From Headlights To Taillights: Springing Ahead With Vehicle Maintenance

By Mark Kozemko, Johnson College’s Automotive Technology Program Director. Originally published in the February 26, 2021 edition of the Valley Advantage. https://bit.ly/30cbvdk

It’s been a snowy February, but per Punxsutawney Phil, spring is on its way. It’s just going to take a little while longer to get here. As we’re preparing to say goodbye to snow and hello to warmer weather, we’re receiving questions about car maintenance that may be required after the long, cold winter. Let’s get to them so you can plan ahead.

Our first question is, “Should my car battery be replaced after the long winter we’re experiencing this year?”

Before you go and replace your battery, I recommend having it inspected and tested first. As I said in a previous column, your vehicle battery is one of — if not the most — important component to get your vehicle through a rough winter. If you had your battery inspected and tested in the fall, you should have it re-tested. Even though it had enough life to get you through the winter, that doesn’t mean its power is stable enough to keep you going throughout the spring and into summer. Extended periods of below-freezing temperatures, which we’ve experienced this year, weaken and take a lot out of a battery. Take the time now to get a new inspection and test to determine if your battery requires replacement.
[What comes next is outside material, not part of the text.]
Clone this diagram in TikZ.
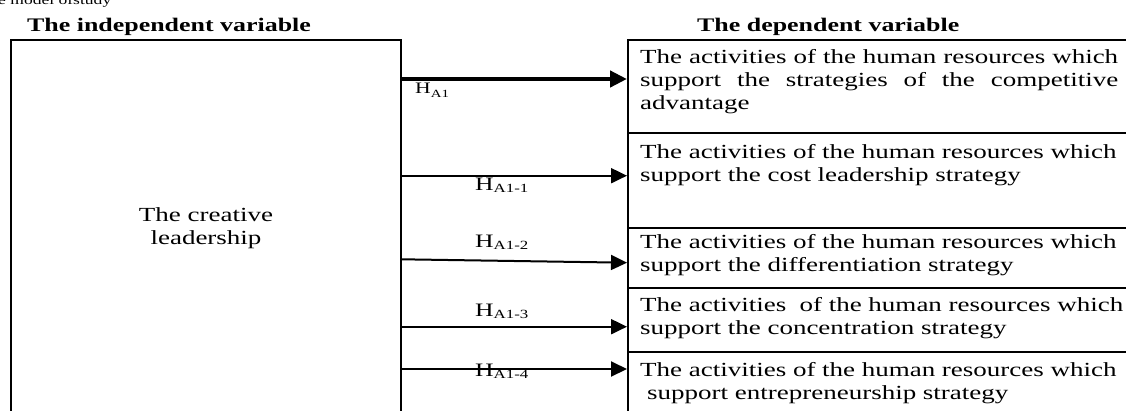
\documentclass[tikz,border=0pt]{standalone}
\usepackage{fontspec}
\setmainfont{Liberation Serif}[FakeStretch=1.35]
\usetikzlibrary{arrows.meta}
\newcommand{\hyp}[3]{H\raisebox{-#3}{\fontsize{#2}{#2}\selectfont #1}}
\begin{document}
\begin{tikzpicture}[x=1pt,y=-1pt,
  box/.style={draw, line width=2pt, inner sep=0pt, anchor=north west},
  txt/.style={font=\fontsize{20}{23}\selectfont, inner sep=0pt, text width=490pt, align=left, anchor=base west},
  head/.style={font=\fontsize{19.2}{22}\selectfont\bfseries, inner sep=0pt, anchor=base west},
  thinarrow/.style={line width=2pt, -{Triangle[length=16pt,width=15pt]}},
  thickarrow/.style={line width=4.5pt, -{Triangle[length=17pt,width=16pt]}},
  lab/.style={font=\fontsize{19}{19}\selectfont, inner sep=0pt, anchor=base west}]
\useasboundingbox (0,0) rectangle (1126,410);
\clip (0,0) rectangle (1126,410);
% caption remnant
\node[anchor=base west, inner sep=0pt, font=\fontsize{13}{13}\selectfont] (cap) at (-2,4) {e model ofstudy};
% headers
\node[head] (hl) at (27,31) {The independent variable};
\node[head] (hr) at (697,31) {The dependent variable};
% independent variable box
\node[box, minimum width=390pt, minimum height=376pt, align=center,
      font=\fontsize{20}{23}\selectfont] (iv) at (10,39) {The creative\\leadership};
% dependent variable boxes
\node[box, minimum width=510pt, minimum height=93.5pt] (d1) at (627,38.5) {};
\node[box, minimum width=510pt, minimum height=95pt] (d2) at (627,132) {};
\node[box, minimum width=510pt, minimum height=60pt] (d3) at (627,227) {};
\node[box, minimum width=510pt, minimum height=64pt] (d4) at (627,287) {};
\node[box, minimum width=510pt, minimum height=64pt] (d5) at (627,351) {};
% texts
\node[txt, text width=478pt, align=justify] (t1) at (640,63) {The activities of the human resources which\linebreak support the strategies of the competitive\linebreak advantage};
\node[txt] (t2) at (640,158) {The activities of the human resources which\\support the cost leadership strategy};
\node[txt] (t3) at (640,248) {The activities of the human resources which\\support the differentiation strategy};
\node[txt] (t4) at (640,311) {The activities\ \ of the human resources which\\support the concentration strategy};
\node[txt] (t5) at (640,376) {The activities of the human resources which\\\hspace*{7pt}support entrepreneurship strategy};
% arrows
\coordinate (y1) at (0,79);
\coordinate (y2) at (0,175.7);
\coordinate (y3s) at (0,259.3);
\coordinate (y3e) at (0,262.7);
\coordinate (y4) at (0,326.7);
\coordinate (y5) at (0,369);
\draw[thickarrow] (iv.east |- y1) -- (d1.west |- y1);
\draw[thinarrow] (iv.east |- y2) -- (d2.west |- y2);
\draw[thinarrow] (iv.east |- y3s) -- (d3.west |- y3e);
\draw[thinarrow] (iv.east |- y4) -- (d4.west |- y4);
\draw[thinarrow] (iv.east |- y5) -- (d5.west |- y5);
% labels
\node[lab, font=\fontsize{16}{16}\selectfont] (h0) at (415,93) {\hyp{A1}{11}{4pt}};
\node[lab] (h1) at (475,190) {\hyp{A1-1}{12.5}{2.5pt}};
\node[lab] (h2) at (475,247) {\hyp{A1-2}{12.5}{2.5pt}};
\node[lab] (h3) at (475,316) {\hyp{A1-3}{12.5}{2.5pt}};
\node[lab] (h4) at (475,376) {\hyp{A1-4}{12.5}{2.5pt}};
\end{tikzpicture}
\end{document}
“Does my engine oil need to be changed after the cold winter months?” is our second question.

When we discussed oil change intervals in a previous column, I recommended that you keep your maintenance schedule on track throughout the year and I’m sticking with that recommendation. Oil changes are the most economical maintenance you can do to drastically extend the life of your vehicle’s engine. Don’t go beyond the recommended time or mileage between oil changes, but you can change your vehicle’s oil sooner or more often than recommended. As the vehicle owner, it’s your call on whether you think the mileage or time is close enough to put fresh oil in your engine.

“Is there such a thing as summer and winter air that I should put in my tires?” is our third question.
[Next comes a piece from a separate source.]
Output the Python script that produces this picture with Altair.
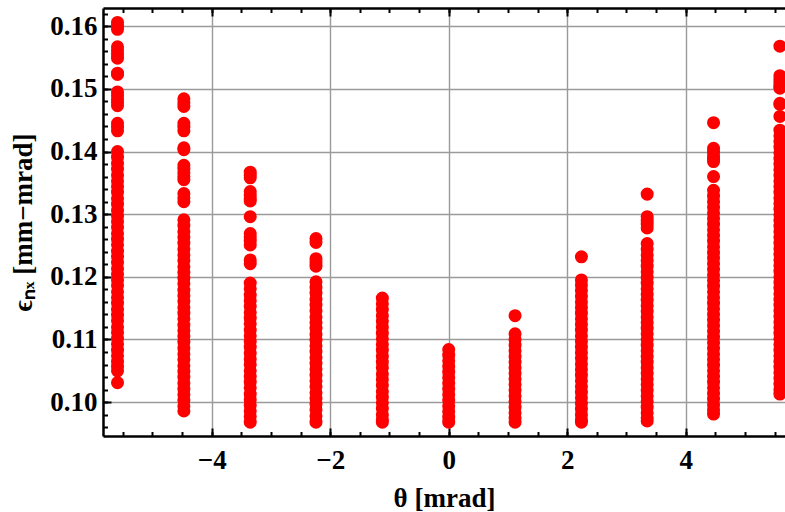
import altair as alt
import pandas as pd

# Beam angle positions (mrad)
theta_cols = [-5.59, -4.47, -3.35, -2.24, -1.12, 0.0, 1.12, 2.24, 3.35, 4.47, 5.59]

# Normalized emittance samples at each angle (mm-mrad)
eps_m559 = [0.1606, 0.1600, 0.1595, 0.1567, 0.1561, 0.1555, 0.1549, 0.1525, 0.1523,
            0.1495, 0.1489, 0.1483, 0.1478, 0.1473, 0.1445, 0.1439, 0.1433, 0.1400,
            0.1391, 0.1381, 0.1372, 0.1362, 0.1353, 0.1344, 0.1335, 0.1325, 0.1316,
            0.1306, 0.1297, 0.1288, 0.1279, 0.1269, 0.1260, 0.1251, 0.1241, 0.1232,
            0.1223, 0.1213, 0.1204, 0.1195, 0.1186, 0.1176, 0.1167, 0.1158, 0.1148,
            0.1139, 0.1130, 0.1120, 0.1111, 0.1102, 0.1093, 0.1083, 0.1074, 0.1065,
            0.1057, 0.1050, 0.1031]
eps_m447 = [0.1484, 0.1478, 0.1472, 0.1445, 0.1439, 0.1433, 0.1406, 0.1403, 0.1378,
            0.1372, 0.1366, 0.1360, 0.1355, 0.1333, 0.1326, 0.1320, 0.1291, 0.1282,
            0.1272, 0.1263, 0.1254, 0.1244, 0.1235, 0.1226, 0.1216, 0.1207, 0.1198,
            0.1189, 0.1179, 0.1170, 0.1161, 0.1151, 0.1142, 0.1133, 0.1123, 0.1114,
            0.1105, 0.1096, 0.1086, 0.1077, 0.1068, 0.1058, 0.1049, 0.1040, 0.1030,
            0.1021, 0.1012, 0.1003, 0.0994, 0.0986]
eps_m335 = [0.1367, 0.1362, 0.1358, 0.1336, 0.1330, 0.1325, 0.1321, 0.1296, 0.1269,
            0.1263, 0.1257, 0.1251, 0.1227, 0.1221, 0.1190, 0.1181, 0.1171, 0.1162,
            0.1153, 0.1143, 0.1134, 0.1125, 0.1115, 0.1106, 0.1097, 0.1088, 0.1078,
            0.1069, 0.1060, 0.1050, 0.1041, 0.1032, 0.1023, 0.1013, 0.1004, 0.0995,
            0.0986, 0.0977, 0.0968]
eps_m224 = [0.1261, 0.1255, 0.1229, 0.1223, 0.1217, 0.1192, 0.1183, 0.1174, 0.1164,
            0.1155, 0.1146, 0.1136, 0.1127, 0.1118, 0.1108, 0.1099, 0.1090, 0.1081,
            0.1071, 0.1062, 0.1053, 0.1043, 0.1034, 0.1025, 0.1015, 0.1006, 0.0997,
            0.0988, 0.0978, 0.0968]
eps_m112 = [0.1166, 0.1157, 0.1148, 0.1138, 0.1129, 0.1120, 0.1110, 0.1101, 0.1092,
            0.1083, 0.1073, 0.1064, 0.1055, 0.1045, 0.1036, 0.1027, 0.1017, 0.1008,
            0.0999, 0.0990, 0.0980, 0.0972, 0.0968]
eps_0 = [0.1084, 0.1075, 0.1066, 0.1057, 0.1048, 0.1039, 0.1030, 0.1021, 0.1012,
         0.1003, 0.0994, 0.0985, 0.0976, 0.0968]
eps_p112 = [0.1138, 0.1109, 0.1100, 0.1091, 0.1082, 0.1073, 0.1064, 0.1055, 0.1046,
            0.1037, 0.1028, 0.1019, 0.1010, 0.1001, 0.0992, 0.0983, 0.0975, 0.0968]
eps_p224 = [0.1232, 0.1195, 0.1187, 0.1178, 0.1169, 0.1160, 0.1151, 0.1142, 0.1133,
            0.1124, 0.1115, 0.1106, 0.1097, 0.1088, 0.1079, 0.1070, 0.1061, 0.1052,
            0.1043, 0.1034, 0.1025, 0.1016, 0.1007, 0.0998, 0.0989, 0.0980, 0.0972,
            0.0968]
eps_p335 = [0.1332, 0.1296, 0.1290, 0.1284, 0.1278, 0.1253, 0.1244, 0.1235, 0.1226,
            0.1217, 0.1208, 0.1199, 0.1190, 0.1181, 0.1172, 0.1163, 0.1154, 0.1145,
            0.1136, 0.1127, 0.1118, 0.1109, 0.1100, 0.1091, 0.1082, 0.1073, 0.1064,
            0.1055, 0.1046, 0.1037, 0.1028, 0.1019, 0.1010, 0.1001, 0.0992, 0.0983,
            0.0975, 0.0970]
eps_p447 = [0.1446, 0.1405, 0.1399, 0.1393, 0.1388, 0.1384, 0.1360, 0.1338, 0.1329,
            0.1320, 0.1311, 0.1302, 0.1293, 0.1284, 0.1275, 0.1266, 0.1257, 0.1248,
            0.1239, 0.1230, 0.1221, 0.1212, 0.1203, 0.1194, 0.1185, 0.1176, 0.1167,
            0.1158, 0.1149, 0.1140, 0.1131, 0.1122, 0.1113, 0.1104, 0.1095, 0.1086,
            0.1077, 0.1068, 0.1059, 0.1050, 0.1041, 0.1032, 0.1023, 0.1014, 0.1005,
            0.0996, 0.0988, 0.0981]
eps_p559 = [0.1568, 0.1521, 0.1515, 0.1509, 0.1504, 0.1501, 0.1477, 0.1475, 0.1456,
            0.1434, 0.1425, 0.1416, 0.1407, 0.1398, 0.1389, 0.1380, 0.1371, 0.1362,
            0.1353, 0.1344, 0.1335, 0.1326, 0.1317, 0.1308, 0.1299, 0.1290, 0.1281,
            0.1272, 0.1263, 0.1254, 0.1245, 0.1236, 0.1227, 0.1218, 0.1209, 0.1200,
            0.1191, 0.1182, 0.1173, 0.1164, 0.1155, 0.1146, 0.1137, 0.1128, 0.1119,
            0.1110, 0.1101, 0.1092, 0.1083, 0.1074, 0.1065, 0.1056, 0.1047, 0.1038,
            0.1029, 0.1020, 0.1013]

eps_cols = [eps_m559, eps_m447, eps_m335, eps_m224, eps_m112, eps_0,
            eps_p112, eps_p224, eps_p335, eps_p447, eps_p559]

# Axis tick positions
x_major = [-4, -2, 0, 2, 4]
x_minor = [-5.5, -5, -4.5, -4, -3.5, -3, -2.5, -2, -1.5, -1, -0.5, 0,
           0.5, 1, 1.5, 2, 2.5, 3, 3.5, 4, 4.5, 5, 5.5]
y_major = [0.10, 0.11, 0.12, 0.13, 0.14, 0.15, 0.16]
y_minor = [0.096, 0.098, 0.100, 0.102, 0.104, 0.106, 0.108, 0.110, 0.112, 0.114,
           0.116, 0.118, 0.120, 0.122, 0.124, 0.126, 0.128, 0.130, 0.132, 0.134,
           0.136, 0.138, 0.140, 0.142, 0.144, 0.146, 0.148, 0.150, 0.152, 0.154,
           0.156, 0.158, 0.160, 0.162]

rows = [(t, e) for t, col in zip(theta_cols, eps_cols) for e in col]
df = pd.DataFrame(rows, columns=["theta", "eps"])

FONT = "Liberation Serif"
FS = 27
xscale = alt.Scale(domain=[-5.835, 5.676], nice=False, zero=False)
yscale = alt.Scale(domain=[0.0946, 0.1629], nice=False, zero=False)

base = alt.Chart(df)

# Data points with labelled axes and grid
points = base.mark_circle(size=170, color="#ff0000", opacity=1).encode(
    x=alt.X("theta:Q", scale=xscale, axis=alt.Axis(
        orient="bottom", values=x_major, ticks=False, tickSize=0,
        domain=True, domainColor="black", domainWidth=2.5,
        grid=True, gridColor="#9a9a9a", gridWidth=1.4,
        labelFont=FONT, labelFontSize=FS, labelFontWeight="bold", labelColor="black",
        labelPadding=11, labelFlush=False,
        title="θ [mrad]", titleFont=FONT, titleFontSize=FS, titleFontWeight="bold",
        titleColor="black", titlePadding=12)),
    y=alt.Y("eps:Q", scale=yscale, axis=alt.Axis(
        orient="left", values=y_major, format=".2f", ticks=False, tickSize=0,
        domain=True, domainColor="black", domainWidth=2.5,
        grid=True, gridColor="#9a9a9a", gridWidth=1.4,
        labelFont=FONT, labelFontSize=FS, labelFontWeight="bold", labelColor="black",
        labelPadding=6, labelFlush=False,
        title="ϵₙₓ [mm−mrad]", titleFont=FONT, titleFontSize=FS, titleFontWeight="bold",
        titleColor="black", titlePadding=12)),
)


def tick_axis(orient, values, size):
    return alt.Axis(orient=orient, values=values, offset=-size, tickSize=size,
                    tickWidth=2, tickColor="black", domain=False, labels=False,
                    grid=False, title="")


# Inward-pointing frame ticks (major and minor) on bottom/left and top
ticks_major = base.mark_circle(opacity=0).encode(
    x=alt.X("theta:Q", scale=xscale, axis=tick_axis("bottom", x_major, 8)),
    y=alt.Y("eps:Q", scale=yscale, axis=tick_axis("left", y_major, 8)),
)
ticks_minor = base.mark_circle(opacity=0).encode(
    x=alt.X("theta:Q", scale=xscale, axis=tick_axis("bottom", x_minor, 4.5)),
    y=alt.Y("eps:Q", scale=yscale, axis=tick_axis("left", y_minor, 4.5)),
)
top_major = base.mark_circle(opacity=0).encode(
    x=alt.X("theta:Q", scale=xscale, axis=tick_axis("top", x_major, 8)),
    y=alt.Y("eps:Q", scale=yscale, axis=None),
)
top_minor = base.mark_circle(opacity=0).encode(
    x=alt.X("theta:Q", scale=xscale, axis=tick_axis("top", x_minor, 4.5)),
    y=alt.Y("eps:Q", scale=yscale, axis=None),
)
top_frame = base.mark_circle(opacity=0).encode(
    x=alt.X("theta:Q", scale=xscale, axis=alt.Axis(
        orient="top", values=x_major, ticks=False, tickSize=0, labels=False,
        domain=True, domainColor="black", domainWidth=2.5, grid=False, title="")),
    y=alt.Y("eps:Q", scale=yscale, axis=None),
)

chart = alt.layer(points, ticks_major, ticks_minor, top_major, top_minor, top_frame).resolve_axis(
    x="independent", y="independent"
).properties(
    width=682, height=428,
    autosize=alt.AutoSizeParams(type="none"),
    padding={"left": 103, "top": 8, "right": 0, "bottom": 76},
    background="white",
).configure_view(stroke=None)

chart.save("out.html", embed_options={"renderer": "svg", "actions": False})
There is no such thing as summer or winter air. It’s just compressed air.

You can, however, have your tires inflated with nitrogen, which helps eliminate oxidation and corrosion. Nitrogen pressure in a tire will bleed off or dissipate much slower than compressed air and you’ll see slightly higher fuel mileage with it. If you’re thinking about using nitrogen, it is considered a green alternative, which means it’s better for the environment. One thing to keep in mind, with compressed air, you can check and adjust your own tire pressure. If you use nitrogen, you’ll have to find a repair shop equipped with it to adjust your pressure. It will cost you to have your tires inflated with nitrogen more than you pay for compressed air.

Our final question is actually two questions, “How do I clean the buildup of salt and chemicals that accumulated under my car over the winter?” and “Can I do it myself?”

The best way to clean the underbody of your vehicle is by using a pressure washer. Most repair shops have pressure washers that are used for a variety of jobs, including cleaning customer vehicle undercarriages. These pressure washers come in many different pressures and gallons per minute. They also have several different spray tips, from wide-angle to a pencil spray, and include attachments that connect to the hose and slide under the vehicle, making it easier for technicians to get the undercarriage clean. Prices range for this service at repair shops or body shops.

Can you do it yourself? Yes, but you’ll have to purchase a pressure washer and attachments. The consumer versions come in a variety of pressures and usually two power options, gasoline or electric. The good news is, you have choices for your individual needs and situations. Keep in mind, to make any of these pressure washers work as designed, you will need a water supply. Lastly, you have to be ready to get wet!

With these steps and, of course, guidance from your automotive technician, your vehicle will be back in shape after enduring a cold and snowy northeastern Pennsylvania winter. I’m not sure about you, but I’m hoping next year Punxsutawney Phil doesn’t see his shadow and we’ll get an early spring.